High-Tech Fertility and Tenacious Humor: A Review of Cheryl Dumesnil’s Love Song for Baby X
Stories can reflect both ourselves and our not-selves back to us. While fiction often transports us to another world, memoir brings us back home into our own experience, with a different perspective and a corresponding sense of feeling less alone in our humanity. At least, that’s how many of us tend to read memoir: like addicts seeking that not-alone fix.
This is certainly the case in my own personal reading. When I used to travel, I packed travelogues. When I came out as a lesbian, I was holding a fat biography of James Baldwin. When I lost a baby, I drowned in narratives of miscarriage. As the parent of toddlers, I dragged “mom-oirs” around. During the breakup of my marriage, I devoured divorce stories. When I got depressed, I sank into tales of depression. So, where was Love Song for Baby X in those days when I was trying and trying (and mostly failing) to get pregnant?

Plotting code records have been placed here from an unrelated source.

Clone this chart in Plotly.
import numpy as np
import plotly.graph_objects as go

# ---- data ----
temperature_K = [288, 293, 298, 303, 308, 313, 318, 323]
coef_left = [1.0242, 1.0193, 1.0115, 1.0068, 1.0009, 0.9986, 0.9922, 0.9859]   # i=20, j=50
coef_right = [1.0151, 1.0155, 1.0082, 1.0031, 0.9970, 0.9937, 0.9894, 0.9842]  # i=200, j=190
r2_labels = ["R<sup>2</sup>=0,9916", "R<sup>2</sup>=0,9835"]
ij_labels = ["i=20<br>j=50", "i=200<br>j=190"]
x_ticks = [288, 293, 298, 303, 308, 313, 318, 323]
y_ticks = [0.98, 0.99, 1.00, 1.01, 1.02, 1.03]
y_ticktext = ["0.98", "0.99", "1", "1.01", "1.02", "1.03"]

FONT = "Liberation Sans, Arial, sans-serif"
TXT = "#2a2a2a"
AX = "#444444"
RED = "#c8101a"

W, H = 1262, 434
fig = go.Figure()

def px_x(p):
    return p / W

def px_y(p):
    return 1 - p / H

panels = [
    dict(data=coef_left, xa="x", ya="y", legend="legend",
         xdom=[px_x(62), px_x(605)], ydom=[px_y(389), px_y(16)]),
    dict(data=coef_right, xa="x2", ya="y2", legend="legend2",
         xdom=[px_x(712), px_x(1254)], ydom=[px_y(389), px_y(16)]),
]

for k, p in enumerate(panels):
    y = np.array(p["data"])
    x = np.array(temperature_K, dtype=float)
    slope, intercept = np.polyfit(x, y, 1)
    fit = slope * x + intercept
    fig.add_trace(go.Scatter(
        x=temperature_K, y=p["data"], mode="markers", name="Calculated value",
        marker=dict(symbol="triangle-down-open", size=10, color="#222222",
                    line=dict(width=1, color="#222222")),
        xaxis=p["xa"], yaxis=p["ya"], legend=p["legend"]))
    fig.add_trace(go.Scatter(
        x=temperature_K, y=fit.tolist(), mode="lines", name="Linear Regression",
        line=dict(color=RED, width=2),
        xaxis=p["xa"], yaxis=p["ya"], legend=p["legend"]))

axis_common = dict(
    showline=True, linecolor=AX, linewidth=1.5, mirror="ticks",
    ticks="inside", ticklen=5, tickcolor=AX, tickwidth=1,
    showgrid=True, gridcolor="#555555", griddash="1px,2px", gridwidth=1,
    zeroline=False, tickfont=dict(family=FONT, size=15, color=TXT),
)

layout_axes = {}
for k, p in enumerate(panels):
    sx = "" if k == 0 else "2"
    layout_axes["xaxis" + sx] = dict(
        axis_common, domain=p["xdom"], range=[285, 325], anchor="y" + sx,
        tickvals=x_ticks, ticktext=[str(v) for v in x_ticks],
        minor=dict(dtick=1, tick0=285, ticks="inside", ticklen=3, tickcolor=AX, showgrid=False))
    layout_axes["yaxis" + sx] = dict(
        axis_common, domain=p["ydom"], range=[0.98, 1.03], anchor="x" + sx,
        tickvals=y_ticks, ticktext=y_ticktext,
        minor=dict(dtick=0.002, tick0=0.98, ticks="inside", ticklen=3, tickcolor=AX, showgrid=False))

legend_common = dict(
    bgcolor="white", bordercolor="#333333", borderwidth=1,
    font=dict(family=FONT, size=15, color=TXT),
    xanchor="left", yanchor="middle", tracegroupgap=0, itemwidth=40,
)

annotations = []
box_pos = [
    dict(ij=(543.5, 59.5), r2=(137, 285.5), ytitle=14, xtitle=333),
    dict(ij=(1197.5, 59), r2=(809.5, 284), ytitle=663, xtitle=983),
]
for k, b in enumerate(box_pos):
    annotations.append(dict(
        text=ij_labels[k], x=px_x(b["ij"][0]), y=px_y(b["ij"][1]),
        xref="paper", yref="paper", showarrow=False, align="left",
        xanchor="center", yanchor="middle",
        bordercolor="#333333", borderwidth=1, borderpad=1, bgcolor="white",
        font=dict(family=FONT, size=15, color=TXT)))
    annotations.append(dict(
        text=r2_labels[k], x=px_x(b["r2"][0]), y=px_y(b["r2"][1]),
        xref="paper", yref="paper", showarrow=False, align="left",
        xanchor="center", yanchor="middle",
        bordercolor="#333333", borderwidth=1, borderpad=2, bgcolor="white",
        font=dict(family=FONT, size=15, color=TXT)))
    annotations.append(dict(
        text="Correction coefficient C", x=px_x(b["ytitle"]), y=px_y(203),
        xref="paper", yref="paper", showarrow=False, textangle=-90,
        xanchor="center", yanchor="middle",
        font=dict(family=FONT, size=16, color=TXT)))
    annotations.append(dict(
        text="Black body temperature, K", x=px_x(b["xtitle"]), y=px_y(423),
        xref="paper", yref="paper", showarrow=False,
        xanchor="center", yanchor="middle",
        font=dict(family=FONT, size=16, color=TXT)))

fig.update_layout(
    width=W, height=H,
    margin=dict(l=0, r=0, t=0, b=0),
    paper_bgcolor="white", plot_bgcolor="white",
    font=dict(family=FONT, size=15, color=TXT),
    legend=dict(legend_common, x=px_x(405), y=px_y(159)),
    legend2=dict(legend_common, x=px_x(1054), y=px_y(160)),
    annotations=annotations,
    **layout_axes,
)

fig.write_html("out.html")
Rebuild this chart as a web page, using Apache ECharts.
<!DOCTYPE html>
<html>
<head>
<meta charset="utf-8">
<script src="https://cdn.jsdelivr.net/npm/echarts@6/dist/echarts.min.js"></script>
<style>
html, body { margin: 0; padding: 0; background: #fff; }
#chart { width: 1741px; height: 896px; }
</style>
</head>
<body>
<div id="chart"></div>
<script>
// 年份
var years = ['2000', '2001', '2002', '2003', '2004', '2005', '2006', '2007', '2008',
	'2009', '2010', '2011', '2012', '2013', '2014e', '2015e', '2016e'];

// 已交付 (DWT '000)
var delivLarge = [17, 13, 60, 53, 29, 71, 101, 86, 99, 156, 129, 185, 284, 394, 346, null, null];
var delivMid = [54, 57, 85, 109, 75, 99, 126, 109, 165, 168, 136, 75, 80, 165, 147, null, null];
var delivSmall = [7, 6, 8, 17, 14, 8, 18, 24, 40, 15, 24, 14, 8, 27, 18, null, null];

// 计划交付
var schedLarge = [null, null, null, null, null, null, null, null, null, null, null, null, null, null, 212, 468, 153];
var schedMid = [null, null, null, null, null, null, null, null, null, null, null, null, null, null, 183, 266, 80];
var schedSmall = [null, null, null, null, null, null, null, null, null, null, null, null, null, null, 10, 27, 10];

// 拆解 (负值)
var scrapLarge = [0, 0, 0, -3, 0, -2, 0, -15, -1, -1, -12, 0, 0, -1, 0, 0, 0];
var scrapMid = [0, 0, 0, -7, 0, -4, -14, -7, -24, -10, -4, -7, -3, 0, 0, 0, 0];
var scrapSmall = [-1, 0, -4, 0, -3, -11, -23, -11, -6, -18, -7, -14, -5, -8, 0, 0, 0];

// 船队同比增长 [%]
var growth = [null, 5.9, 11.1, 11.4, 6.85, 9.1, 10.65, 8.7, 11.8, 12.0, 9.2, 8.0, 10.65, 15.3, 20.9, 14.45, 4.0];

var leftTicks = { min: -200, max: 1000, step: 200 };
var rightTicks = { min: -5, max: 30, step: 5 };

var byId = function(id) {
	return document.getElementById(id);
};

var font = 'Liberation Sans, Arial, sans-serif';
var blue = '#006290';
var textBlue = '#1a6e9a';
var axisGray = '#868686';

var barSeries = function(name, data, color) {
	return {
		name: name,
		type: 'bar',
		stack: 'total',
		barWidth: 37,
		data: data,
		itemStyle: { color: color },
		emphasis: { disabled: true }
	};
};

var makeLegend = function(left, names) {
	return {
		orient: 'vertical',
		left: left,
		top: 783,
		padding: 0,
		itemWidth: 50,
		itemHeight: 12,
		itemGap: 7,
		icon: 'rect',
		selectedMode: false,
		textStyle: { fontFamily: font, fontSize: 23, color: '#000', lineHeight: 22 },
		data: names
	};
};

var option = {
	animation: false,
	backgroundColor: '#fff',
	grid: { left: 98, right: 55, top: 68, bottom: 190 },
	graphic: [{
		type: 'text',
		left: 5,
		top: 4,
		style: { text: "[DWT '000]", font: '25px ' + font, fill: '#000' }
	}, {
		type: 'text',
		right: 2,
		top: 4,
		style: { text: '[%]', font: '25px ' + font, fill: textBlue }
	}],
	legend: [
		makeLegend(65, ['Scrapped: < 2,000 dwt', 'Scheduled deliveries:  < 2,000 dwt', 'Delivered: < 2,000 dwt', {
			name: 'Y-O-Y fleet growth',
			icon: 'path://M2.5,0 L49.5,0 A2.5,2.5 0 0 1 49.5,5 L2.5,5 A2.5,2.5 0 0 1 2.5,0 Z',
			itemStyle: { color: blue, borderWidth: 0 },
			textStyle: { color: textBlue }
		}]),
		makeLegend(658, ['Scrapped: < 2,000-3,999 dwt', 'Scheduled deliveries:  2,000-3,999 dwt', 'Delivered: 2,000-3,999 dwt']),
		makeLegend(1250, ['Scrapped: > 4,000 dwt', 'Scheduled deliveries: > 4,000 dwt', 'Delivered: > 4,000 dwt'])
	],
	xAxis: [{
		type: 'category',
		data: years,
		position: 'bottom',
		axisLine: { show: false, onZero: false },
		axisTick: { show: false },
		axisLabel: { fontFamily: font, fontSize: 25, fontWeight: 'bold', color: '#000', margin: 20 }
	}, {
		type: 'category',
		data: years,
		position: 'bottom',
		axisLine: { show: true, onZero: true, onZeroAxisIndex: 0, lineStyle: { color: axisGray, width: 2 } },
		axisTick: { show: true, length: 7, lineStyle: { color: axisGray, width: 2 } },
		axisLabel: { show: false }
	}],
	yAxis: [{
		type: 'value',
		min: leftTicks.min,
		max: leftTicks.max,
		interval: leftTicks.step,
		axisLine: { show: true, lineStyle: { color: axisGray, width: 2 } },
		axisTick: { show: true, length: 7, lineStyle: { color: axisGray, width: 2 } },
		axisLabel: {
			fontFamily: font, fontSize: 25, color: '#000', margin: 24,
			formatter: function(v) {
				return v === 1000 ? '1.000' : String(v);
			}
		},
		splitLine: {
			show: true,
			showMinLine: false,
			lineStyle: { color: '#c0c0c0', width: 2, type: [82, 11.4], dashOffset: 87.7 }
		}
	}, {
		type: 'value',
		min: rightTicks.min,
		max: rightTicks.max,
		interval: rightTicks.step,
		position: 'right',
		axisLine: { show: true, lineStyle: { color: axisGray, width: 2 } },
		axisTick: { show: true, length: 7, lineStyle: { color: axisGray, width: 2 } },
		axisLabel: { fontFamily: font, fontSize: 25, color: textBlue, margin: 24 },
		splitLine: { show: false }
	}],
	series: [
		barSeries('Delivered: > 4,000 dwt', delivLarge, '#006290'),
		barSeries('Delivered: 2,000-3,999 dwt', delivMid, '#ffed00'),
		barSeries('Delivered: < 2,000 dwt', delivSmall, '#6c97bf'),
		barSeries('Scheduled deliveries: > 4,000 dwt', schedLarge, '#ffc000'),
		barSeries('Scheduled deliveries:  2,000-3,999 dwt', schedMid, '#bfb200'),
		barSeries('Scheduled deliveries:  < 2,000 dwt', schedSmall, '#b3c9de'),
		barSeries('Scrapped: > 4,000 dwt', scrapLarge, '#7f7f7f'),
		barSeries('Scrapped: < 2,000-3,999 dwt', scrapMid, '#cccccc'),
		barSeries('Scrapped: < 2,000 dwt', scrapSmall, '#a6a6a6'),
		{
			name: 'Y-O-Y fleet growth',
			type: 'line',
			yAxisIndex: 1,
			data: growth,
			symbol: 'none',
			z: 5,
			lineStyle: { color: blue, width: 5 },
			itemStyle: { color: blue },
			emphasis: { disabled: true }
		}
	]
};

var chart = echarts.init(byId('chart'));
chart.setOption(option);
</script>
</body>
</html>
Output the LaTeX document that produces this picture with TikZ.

Those of us who have ever had to try too hard to get pregnant or stay pregnant will immediately resonate with the theme of Love Song for Baby X. Cheryl Dumesnil traces her infertility journey through a path familiar to many women, one along which we appreciate all the company we can get. She brings her companions, Hope, Fear, Optimism, Pessimism and their friends Logic and Disgruntlement, letting these characters compete for control of her psychological state. She details the infertility carnival ride of testing, procedures, emotions, and hormones, letting the reader rise and fall along with each new hope, each new disappointment. Dumesnil’s roller coaster of multiple miscarriages parallels the story of her temporarily legal marriage to her wife, quickly followed by an annulment decreed by the State of California, creating a whiplash of emotion right up through a (finally!) successful pregnancy, the big payoff in her quest to create a family against all the odds.
Love Song’s lifeblood comes from the tenacious humor Dumesnil infuses into her story, such as the comic details of having to remove sperm from a nitrogen tank while trying to maintain a romantic atmosphere. She is at her best in small moments when she drifts toward poetry, a land where she clearly feels comfortable: “Then we stepped off the curb into the parking lot, falling once again into the great unknown.” A perfect blend of the worldly and the sublime, just like…parenting.
Dumesnil’s memoir – full of humor, honesty and, in the end, hope — is a good addition to the pile of books on your bedside table to help you get through those long days of waiting between trying and the pregnancy test. Readers without personal experience of the alternate universe of infertility might get bogged down in the step-by-step processes and particulars, but any lesbian who has made a similar effort at conception will especially appreciate Dumesnil’s keen eye and talent for comic relief.